W is for War is the latest post in the Prayer A to Z series. The rest of this series can be found here.
War of Words
Arguably, the most famous War scene in scripture is David and Goliath. Now, I don’t know how long it’s been since you actually read that passage from the Word (and not just from a children’s storybook), but you can find it starting here. (1 Samuel 17:1+)
For 40 days, it had been a war of words. Goliath mocked Saul’s army and their God, and the men trembled in fear. Then a shepherd boy came to visit his brothers and killed the giant with a slingshot.
While there is only a single sentence prayer recorded in this passage, let’s looks at a few things together:
A. Teenagers haven’t changed much…
Scholars estimate David is about 12-15 at the time of the battle – not old enough to go to war. But when scolded by his older brother he responded like a typical teen, “What did I do now? I was only asking a question?” (1 Sam. 17:29)
…Or have they?
David was the only one who realized this 9 foot-9 inch man had no right to defy the army OF THE LIVING GOD. Asking about this got him scolded, but he continued to ask why no one was stepping up to fight.
B. Success in the past…
As David continued to pester everyone to get out there and fight Goliath, he was brought before King Saul — and he volunteers! The king refused because he’s too young. But David recounted how he had protected his flock from a lion and a bear already.
…leads to current confidence.
Most of all, David continues to point out that the armies belong to God. Goliath mocked God’s army, so God won’t let that stand. The God who “delivered him from lion and bear will do so now.”
C. A King’s armor…
Saul offered David his own armor for the battle, but David refused this time. He stuck with what he knew. And this is how I know there was prayer before this pivotal moment in the war.

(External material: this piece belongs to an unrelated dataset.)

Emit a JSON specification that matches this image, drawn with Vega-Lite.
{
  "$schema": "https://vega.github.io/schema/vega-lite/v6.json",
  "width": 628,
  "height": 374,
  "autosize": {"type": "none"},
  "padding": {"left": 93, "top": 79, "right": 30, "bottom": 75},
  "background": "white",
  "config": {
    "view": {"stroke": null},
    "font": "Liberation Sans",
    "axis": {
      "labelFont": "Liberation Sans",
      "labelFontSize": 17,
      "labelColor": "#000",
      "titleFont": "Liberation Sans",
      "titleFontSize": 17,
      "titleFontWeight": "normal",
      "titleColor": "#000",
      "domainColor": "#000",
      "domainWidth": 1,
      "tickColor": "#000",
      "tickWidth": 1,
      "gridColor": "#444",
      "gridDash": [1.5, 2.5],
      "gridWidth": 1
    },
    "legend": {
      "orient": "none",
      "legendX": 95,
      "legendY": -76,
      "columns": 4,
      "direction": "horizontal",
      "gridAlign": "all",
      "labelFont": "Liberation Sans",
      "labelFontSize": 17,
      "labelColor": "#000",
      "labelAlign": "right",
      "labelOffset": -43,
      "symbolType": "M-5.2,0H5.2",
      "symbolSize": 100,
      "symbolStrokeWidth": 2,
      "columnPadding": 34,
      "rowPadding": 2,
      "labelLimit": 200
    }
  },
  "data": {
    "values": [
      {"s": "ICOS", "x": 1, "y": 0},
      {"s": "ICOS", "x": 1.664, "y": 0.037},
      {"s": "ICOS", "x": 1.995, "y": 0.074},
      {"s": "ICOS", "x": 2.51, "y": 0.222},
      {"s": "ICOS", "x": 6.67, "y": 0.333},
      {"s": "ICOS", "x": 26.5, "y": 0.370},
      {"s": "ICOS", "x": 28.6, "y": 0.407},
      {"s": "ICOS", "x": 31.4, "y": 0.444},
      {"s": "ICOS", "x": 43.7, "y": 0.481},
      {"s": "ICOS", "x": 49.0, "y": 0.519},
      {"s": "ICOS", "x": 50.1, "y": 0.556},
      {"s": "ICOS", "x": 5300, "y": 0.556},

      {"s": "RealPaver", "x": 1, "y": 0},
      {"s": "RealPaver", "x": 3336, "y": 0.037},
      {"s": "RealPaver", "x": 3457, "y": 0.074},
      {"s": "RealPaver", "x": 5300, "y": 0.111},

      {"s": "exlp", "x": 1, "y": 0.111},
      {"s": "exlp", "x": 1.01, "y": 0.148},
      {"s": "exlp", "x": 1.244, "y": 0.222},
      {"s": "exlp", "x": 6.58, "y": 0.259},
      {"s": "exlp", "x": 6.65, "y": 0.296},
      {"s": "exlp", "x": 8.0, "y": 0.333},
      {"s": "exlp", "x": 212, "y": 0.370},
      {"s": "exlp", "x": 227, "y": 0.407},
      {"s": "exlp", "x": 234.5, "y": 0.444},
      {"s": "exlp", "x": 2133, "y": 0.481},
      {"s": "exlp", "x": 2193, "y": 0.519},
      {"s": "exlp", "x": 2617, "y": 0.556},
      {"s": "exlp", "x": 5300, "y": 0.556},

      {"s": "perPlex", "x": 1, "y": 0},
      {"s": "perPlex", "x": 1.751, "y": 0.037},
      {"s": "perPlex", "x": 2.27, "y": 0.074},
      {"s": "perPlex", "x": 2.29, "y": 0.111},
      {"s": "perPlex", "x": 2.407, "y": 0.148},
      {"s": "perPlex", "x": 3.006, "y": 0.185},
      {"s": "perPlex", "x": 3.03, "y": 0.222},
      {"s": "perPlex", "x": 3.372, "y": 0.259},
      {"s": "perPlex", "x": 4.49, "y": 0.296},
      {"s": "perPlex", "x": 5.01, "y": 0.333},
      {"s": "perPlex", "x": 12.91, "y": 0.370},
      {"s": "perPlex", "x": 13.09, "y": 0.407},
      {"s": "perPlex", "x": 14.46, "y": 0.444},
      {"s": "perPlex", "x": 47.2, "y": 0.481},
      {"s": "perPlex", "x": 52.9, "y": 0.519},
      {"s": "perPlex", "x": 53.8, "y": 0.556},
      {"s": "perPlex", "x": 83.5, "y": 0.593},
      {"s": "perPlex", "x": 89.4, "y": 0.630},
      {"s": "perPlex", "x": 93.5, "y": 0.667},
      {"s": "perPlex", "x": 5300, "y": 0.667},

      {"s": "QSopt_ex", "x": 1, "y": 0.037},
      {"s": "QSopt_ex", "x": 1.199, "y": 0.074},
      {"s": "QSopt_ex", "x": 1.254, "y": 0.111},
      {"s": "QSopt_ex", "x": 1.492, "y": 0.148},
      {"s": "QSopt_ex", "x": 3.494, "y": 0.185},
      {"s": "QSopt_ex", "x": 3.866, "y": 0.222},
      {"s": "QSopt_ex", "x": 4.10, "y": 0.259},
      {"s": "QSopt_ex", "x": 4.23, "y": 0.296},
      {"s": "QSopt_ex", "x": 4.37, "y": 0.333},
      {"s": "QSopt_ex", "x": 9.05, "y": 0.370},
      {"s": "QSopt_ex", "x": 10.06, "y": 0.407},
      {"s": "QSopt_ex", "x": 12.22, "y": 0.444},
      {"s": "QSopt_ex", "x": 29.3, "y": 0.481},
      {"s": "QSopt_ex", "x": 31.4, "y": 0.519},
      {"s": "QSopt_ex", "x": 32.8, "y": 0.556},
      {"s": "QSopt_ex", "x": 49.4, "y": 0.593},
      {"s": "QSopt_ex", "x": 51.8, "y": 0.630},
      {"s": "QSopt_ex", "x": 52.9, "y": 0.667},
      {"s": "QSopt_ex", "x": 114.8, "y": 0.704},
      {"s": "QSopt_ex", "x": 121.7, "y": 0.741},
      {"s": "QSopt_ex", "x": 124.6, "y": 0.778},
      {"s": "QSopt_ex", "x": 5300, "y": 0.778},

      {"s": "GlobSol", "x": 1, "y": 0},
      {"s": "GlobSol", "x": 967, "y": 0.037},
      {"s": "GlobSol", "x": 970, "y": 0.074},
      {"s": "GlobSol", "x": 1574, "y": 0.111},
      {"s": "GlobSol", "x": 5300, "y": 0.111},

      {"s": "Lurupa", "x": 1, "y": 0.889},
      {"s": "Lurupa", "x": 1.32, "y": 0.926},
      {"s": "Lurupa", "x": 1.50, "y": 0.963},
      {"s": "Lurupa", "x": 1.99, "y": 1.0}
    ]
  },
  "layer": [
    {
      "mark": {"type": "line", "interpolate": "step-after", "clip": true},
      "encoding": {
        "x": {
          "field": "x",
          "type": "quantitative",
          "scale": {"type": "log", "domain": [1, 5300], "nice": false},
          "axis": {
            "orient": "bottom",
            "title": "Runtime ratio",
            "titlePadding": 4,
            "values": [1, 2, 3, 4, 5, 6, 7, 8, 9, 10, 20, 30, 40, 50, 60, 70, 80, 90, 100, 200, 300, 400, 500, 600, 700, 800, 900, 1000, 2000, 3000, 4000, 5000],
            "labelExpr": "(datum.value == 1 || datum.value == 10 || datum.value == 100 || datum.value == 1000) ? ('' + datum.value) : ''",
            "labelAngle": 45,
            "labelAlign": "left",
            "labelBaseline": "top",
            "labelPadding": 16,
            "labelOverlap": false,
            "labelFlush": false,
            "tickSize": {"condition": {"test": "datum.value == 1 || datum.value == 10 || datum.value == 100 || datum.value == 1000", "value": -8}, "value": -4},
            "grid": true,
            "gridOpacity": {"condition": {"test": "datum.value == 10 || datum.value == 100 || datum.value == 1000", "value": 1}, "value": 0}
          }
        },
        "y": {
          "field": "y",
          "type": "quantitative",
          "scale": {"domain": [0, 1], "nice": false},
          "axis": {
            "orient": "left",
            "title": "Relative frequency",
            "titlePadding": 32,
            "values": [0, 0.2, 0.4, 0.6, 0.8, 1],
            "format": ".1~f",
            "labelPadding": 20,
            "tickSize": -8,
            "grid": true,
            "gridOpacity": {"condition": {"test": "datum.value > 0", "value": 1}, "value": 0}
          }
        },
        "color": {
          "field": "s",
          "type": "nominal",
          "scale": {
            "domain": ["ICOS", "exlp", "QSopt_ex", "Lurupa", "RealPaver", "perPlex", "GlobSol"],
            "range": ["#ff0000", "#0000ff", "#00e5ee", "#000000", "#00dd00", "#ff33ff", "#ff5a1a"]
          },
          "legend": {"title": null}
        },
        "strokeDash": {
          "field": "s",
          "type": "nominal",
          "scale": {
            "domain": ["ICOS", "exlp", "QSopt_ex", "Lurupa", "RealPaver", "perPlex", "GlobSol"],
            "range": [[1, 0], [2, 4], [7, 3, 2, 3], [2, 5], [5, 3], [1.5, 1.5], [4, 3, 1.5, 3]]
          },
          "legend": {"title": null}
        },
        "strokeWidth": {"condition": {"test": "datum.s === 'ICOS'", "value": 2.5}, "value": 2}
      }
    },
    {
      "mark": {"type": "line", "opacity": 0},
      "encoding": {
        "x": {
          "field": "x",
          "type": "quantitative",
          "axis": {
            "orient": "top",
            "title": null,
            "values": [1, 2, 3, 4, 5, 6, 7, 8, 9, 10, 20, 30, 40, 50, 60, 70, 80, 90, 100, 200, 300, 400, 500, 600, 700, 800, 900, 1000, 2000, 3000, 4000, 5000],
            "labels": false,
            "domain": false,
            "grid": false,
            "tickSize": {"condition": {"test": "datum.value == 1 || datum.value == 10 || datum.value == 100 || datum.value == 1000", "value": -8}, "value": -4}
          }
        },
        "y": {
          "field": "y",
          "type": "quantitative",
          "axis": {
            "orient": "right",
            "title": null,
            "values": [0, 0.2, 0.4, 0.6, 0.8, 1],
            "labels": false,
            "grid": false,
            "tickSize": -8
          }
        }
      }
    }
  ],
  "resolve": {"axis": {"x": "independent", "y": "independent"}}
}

David was always a pray-er. Read his psalms. They are conversations with God. So a teen who knows God will see him through will no doubt be talking with his Heavenly Father about it. And he was prayed-up enough to recognize whose battle it was.
…Or a single stone.
It only took 1 stone to knock Goliath down, but David picked 5. I picture Goliath mocking and taunting with each stone the boy picked up. Part of me wonders if David picked 5 stones to fight or just to build suspense before he let the first one fly.
D. A war cry…
With 5 smooth stones in his bag, David listens to one last remark from his opponent. Then David’s statement says it all, “The battle is the LORD’s.”
…IS a prayer.
To me, this is the prayer in the passage. David sums up whatever he had prayed silently with these few words. It was his way of stepping aside to let God fight for him.
And it worked.
The war is won. Rock beats sword.
Dear Father, thank you for prepping us for war. For fighting the battles for us when we are smart enough to step out of the way. Protect us from our enemy who hopes to terrorize us until we are too ashamed to face the battle. And help us to always remember: The Battle is Yours!